27 Jan 2023 |
dirbaio | opt-level=3 tends to generate bigger code, which is not the right tradeoff with the tiny flash caches in mcus | 22:48:17 |
dirbaio | oh and of course enable the flash cache | 22:49:12 |
dirbaio | something like
pac::FLASH.acr().modify(|w| {
w.set_dcen(true);
w.set_icen(true);
w.set_prften(true);
});
| 22:49:22 |
dirbaio | (assuming the f0 has one) | 22:49:35 |
dirbaio | overflow checks sounds like it's not inlining something that would allow optimizing it away. Perhaps we're missing some #[inline] in embassy-stm32. Try building with LTO, which should allow inlining regardless. | 22:50:44 |
| Slushee joined the room. | 23:02:35 |
Josh Mcguigan | Thanks for the tips! I've noted them down and I'll give them a shot this weekend sometime. In the meantime, I am successfully/smoothly controlling the brushless motor based on back emf now! | 23:21:57 |
dirbaio | it'd be cool if RCC default was "as fast as possible" | 23:23:03 |
dirbaio | instead of some silly default like 8mhz... | 23:23:08 |
Josh Mcguigan | yeah agreed, is there some technical reason that is hard to do ? | 23:23:23 |
dirbaio | * instead of some silly slow freq like 8mhz... | 23:23:26 |
dirbaio | it's just hard, the limits and what config to use to reach them vary a lot between chips | 23:23:54 |
dirbaio | and I think sometimes HSE is mandatory to go fast? or to have good precision for stuff like USB | 23:24:46 |
dirbaio | and you don't know which HSE is fitted on the board if any, so guessing will cause things to not work at all | 23:25:13 |
Josh Mcguigan | what actually happens when I configure rcc to use 48mhz rather than 8? does the controller just start looking at a different clock source, or does it physically/electrically modify a clock source to meet the configured speed, or something else? | 23:29:02 |
dirbaio | a lot of stuff 😅 | 23:29:34 |
dirbaio | read the RCC chapter of the reference manual for the full stuff | 23:30:11 |
dirbaio | the tldr is:
- the hardware has a few clock sources (HSI = on-chip oscillator, typically 8mhz or 16mhz. HSE = external quartz crystal, frequency is whatever you mount on the PCB)
- it can multiply/divide using some black magic (the PLL) to get faster clocks
- it can then choose one of these for several clocks (system clock, periphral clocks...)
| 23:32:42 |
dirbaio | rcc defaults to HSI unless you set rcc.hse=Some(..) | 23:33:10 |
dirbaio | so that's doing something like grabbing HSI then configuring the PLL to multiply by 6, then use that as sysclk | 23:33:43 |
Josh Mcguigan | cool, I've gotta run for now, but thanks again for the help! | 23:35:55 |
dirbaio | that's what I do when I have to do RCC stuff as well | 23:36:26 |
dirbaio | run | 23:36:27 |
dirbaio | 😂 | 23:36:28 |
dirbaio | run away | 23:36:50 |
iot49 | Is is possible to run the embassy-executor in a standard *nix (I use macos) enveronment?
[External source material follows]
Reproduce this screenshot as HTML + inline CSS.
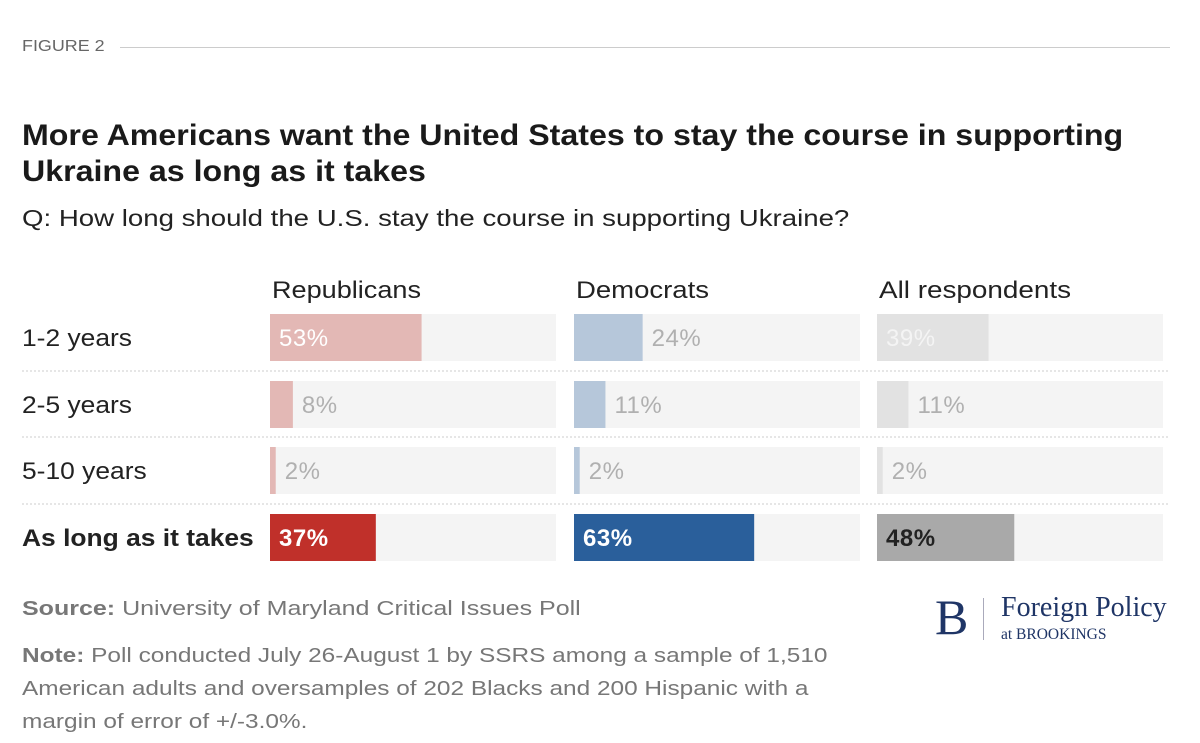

Would be mostly for developing stuff that does not do chip-level io. | 23:47:17 |
dirbaio | yup! https://github.com/embassy-rs/embassy/tree/master/examples/std/src/bin | 23:48:05 |
28 Jan 2023 |
iot49 | Thanks, this worked. But upon going back to my nrf52840 repo (in a different directory), I suddenly get tons of compiler errors about std , even though my main includes #![no_std] as the first line (I also have not changed it since compiling another app for x86).
error[E0463]: can't find crate for `std`
|
= note: the `thumbv7em-none-eabihf` target may not support the standard library
= note: `std` is required by `critical_section` because it does not declare `#![no_std]`
= help: consider building the standard library from source with `cargo build -Zbuild-std`
I feel like an idiot. But this is really weird.